### WORK TO DO
Set all the material down again unchanged, without the pictures.

### RAW DATA

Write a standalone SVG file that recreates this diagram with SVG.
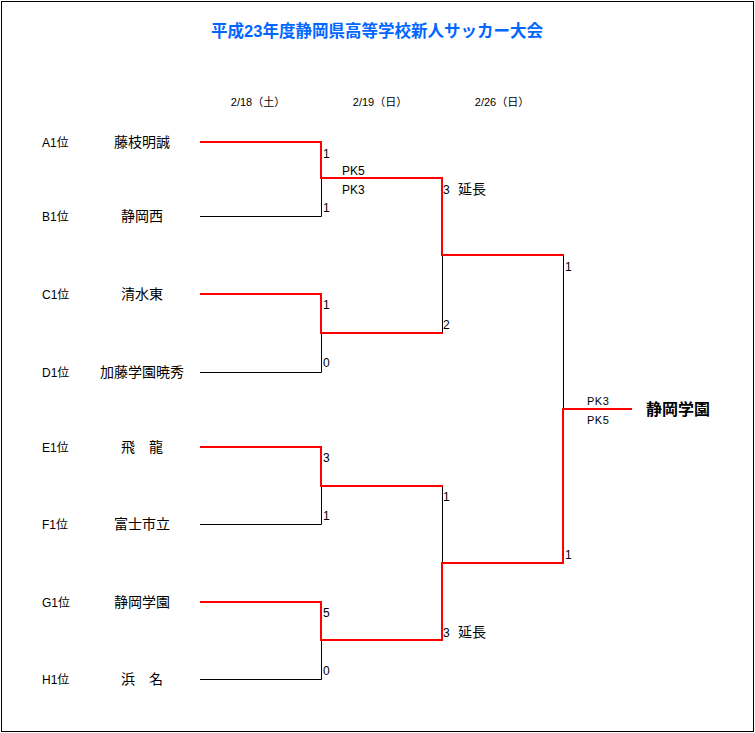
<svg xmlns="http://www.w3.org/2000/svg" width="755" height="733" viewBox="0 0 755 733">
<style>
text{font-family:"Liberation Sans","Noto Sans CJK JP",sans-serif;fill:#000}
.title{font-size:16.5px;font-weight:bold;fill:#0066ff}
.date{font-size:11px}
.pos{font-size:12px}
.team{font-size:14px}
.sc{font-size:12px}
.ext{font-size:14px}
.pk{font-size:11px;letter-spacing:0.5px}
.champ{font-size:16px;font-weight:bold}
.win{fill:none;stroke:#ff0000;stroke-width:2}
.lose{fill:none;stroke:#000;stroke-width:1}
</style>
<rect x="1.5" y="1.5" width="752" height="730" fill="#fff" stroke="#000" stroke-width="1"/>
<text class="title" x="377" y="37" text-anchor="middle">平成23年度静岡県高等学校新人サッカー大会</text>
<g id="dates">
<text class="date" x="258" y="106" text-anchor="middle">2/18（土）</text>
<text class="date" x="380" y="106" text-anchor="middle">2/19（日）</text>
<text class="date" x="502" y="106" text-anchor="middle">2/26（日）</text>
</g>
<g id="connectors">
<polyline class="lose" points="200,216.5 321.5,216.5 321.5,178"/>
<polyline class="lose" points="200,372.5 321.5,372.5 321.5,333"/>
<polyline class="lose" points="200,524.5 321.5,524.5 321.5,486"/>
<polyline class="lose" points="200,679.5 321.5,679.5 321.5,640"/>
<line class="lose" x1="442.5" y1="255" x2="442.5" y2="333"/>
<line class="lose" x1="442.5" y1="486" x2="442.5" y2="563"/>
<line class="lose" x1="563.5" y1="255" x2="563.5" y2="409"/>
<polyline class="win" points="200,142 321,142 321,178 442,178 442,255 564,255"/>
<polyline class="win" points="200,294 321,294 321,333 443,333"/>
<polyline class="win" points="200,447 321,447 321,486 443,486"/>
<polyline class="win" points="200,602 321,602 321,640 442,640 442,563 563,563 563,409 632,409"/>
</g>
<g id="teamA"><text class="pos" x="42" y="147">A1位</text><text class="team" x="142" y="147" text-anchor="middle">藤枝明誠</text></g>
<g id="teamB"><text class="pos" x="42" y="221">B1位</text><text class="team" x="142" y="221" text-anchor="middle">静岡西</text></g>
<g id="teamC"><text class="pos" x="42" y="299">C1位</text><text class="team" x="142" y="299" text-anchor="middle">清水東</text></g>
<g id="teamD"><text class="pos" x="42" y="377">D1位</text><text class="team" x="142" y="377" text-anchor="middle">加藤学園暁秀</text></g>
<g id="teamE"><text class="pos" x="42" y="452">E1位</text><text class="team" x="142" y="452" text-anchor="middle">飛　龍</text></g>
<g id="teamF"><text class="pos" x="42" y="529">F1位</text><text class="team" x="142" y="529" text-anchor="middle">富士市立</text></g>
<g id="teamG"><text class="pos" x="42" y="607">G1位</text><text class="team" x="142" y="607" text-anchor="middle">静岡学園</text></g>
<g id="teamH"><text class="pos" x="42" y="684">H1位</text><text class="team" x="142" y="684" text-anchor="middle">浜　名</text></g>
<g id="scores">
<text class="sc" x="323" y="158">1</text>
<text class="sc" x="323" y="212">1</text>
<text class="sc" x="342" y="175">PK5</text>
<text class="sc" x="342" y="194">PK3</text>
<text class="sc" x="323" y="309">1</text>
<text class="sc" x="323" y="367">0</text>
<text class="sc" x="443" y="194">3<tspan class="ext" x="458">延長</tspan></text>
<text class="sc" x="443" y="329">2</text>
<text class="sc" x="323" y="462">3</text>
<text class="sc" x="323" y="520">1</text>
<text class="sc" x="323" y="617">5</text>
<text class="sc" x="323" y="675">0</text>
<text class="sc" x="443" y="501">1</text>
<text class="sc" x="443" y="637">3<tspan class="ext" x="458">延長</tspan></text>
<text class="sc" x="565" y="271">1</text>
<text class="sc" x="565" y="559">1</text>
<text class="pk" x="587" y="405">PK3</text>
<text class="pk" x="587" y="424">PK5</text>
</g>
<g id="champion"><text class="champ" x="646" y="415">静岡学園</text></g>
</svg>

### RESULT OF THE TASK
Write a standalone SVG file that recreates this diagram with SVG.
<svg xmlns="http://www.w3.org/2000/svg" width="755" height="733" viewBox="0 0 755 733">
<style>
text{font-family:"Liberation Sans","Noto Sans CJK JP",sans-serif;fill:#000}
.title{font-size:16.5px;font-weight:bold;fill:#0066ff}
.date{font-size:11px}
.pos{font-size:12px}
.team{font-size:14px}
.sc{font-size:12px}
.ext{font-size:14px}
.pk{font-size:11px;letter-spacing:0.5px}
.champ{font-size:16px;font-weight:bold}
.win{fill:none;stroke:#ff0000;stroke-width:2}
.lose{fill:none;stroke:#000;stroke-width:1}
</style>
<rect x="1.5" y="1.5" width="752" height="730" fill="#fff" stroke="#000" stroke-width="1"/>
<text class="title" x="377" y="37" text-anchor="middle">平成23年度静岡県高等学校新人サッカー大会</text>
<g id="dates">
<text class="date" x="258" y="106" text-anchor="middle">2/18（土）</text>
<text class="date" x="380" y="106" text-anchor="middle">2/19（日）</text>
<text class="date" x="502" y="106" text-anchor="middle">2/26（日）</text>
</g>
<g id="connectors">
<polyline class="lose" points="200,216.5 321.5,216.5 321.5,178"/>
<polyline class="lose" points="200,372.5 321.5,372.5 321.5,333"/>
<polyline class="lose" points="200,524.5 321.5,524.5 321.5,486"/>
<polyline class="lose" points="200,679.5 321.5,679.5 321.5,640"/>
<line class="lose" x1="442.5" y1="255" x2="442.5" y2="333"/>
<line class="lose" x1="442.5" y1="486" x2="442.5" y2="563"/>
<line class="lose" x1="563.5" y1="255" x2="563.5" y2="409"/>
<polyline class="win" points="200,142 321,142 321,178 442,178 442,255 564,255"/>
<polyline class="win" points="200,294 321,294 321,333 443,333"/>
<polyline class="win" points="200,447 321,447 321,486 443,486"/>
<polyline class="win" points="200,602 321,602 321,640 442,640 442,563 563,563 563,409 632,409"/>
</g>
<g id="teamA"><text class="pos" x="42" y="147">A1位</text><text class="team" x="142" y="147" text-anchor="middle">藤枝明誠</text></g>
<g id="teamB"><text class="pos" x="42" y="221">B1位</text><text class="team" x="142" y="221" text-anchor="middle">静岡西</text></g>
<g id="teamC"><text class="pos" x="42" y="299">C1位</text><text class="team" x="142" y="299" text-anchor="middle">清水東</text></g>
<g id="teamD"><text class="pos" x="42" y="377">D1位</text><text class="team" x="142" y="377" text-anchor="middle">加藤学園暁秀</text></g>
<g id="teamE"><text class="pos" x="42" y="452">E1位</text><text class="team" x="142" y="452" text-anchor="middle">飛　龍</text></g>
<g id="teamF"><text class="pos" x="42" y="529">F1位</text><text class="team" x="142" y="529" text-anchor="middle">富士市立</text></g>
<g id="teamG"><text class="pos" x="42" y="607">G1位</text><text class="team" x="142" y="607" text-anchor="middle">静岡学園</text></g>
<g id="teamH"><text class="pos" x="42" y="684">H1位</text><text class="team" x="142" y="684" text-anchor="middle">浜　名</text></g>
<g id="scores">
<text class="sc" x="323" y="158">1</text>
<text class="sc" x="323" y="212">1</text>
<text class="sc" x="342" y="175">PK5</text>
<text class="sc" x="342" y="194">PK3</text>
<text class="sc" x="323" y="309">1</text>
<text class="sc" x="323" y="367">0</text>
<text class="sc" x="443" y="194">3<tspan class="ext" x="458">延長</tspan></text>
<text class="sc" x="443" y="329">2</text>
<text class="sc" x="323" y="462">3</text>
<text class="sc" x="323" y="520">1</text>
<text class="sc" x="323" y="617">5</text>
<text class="sc" x="323" y="675">0</text>
<text class="sc" x="443" y="501">1</text>
<text class="sc" x="443" y="637">3<tspan class="ext" x="458">延長</tspan></text>
<text class="sc" x="565" y="271">1</text>
<text class="sc" x="565" y="559">1</text>
<text class="pk" x="587" y="405">PK3</text>
<text class="pk" x="587" y="424">PK5</text>
</g>
<g id="champion"><text class="champ" x="646" y="415">静岡学園</text></g>
</svg>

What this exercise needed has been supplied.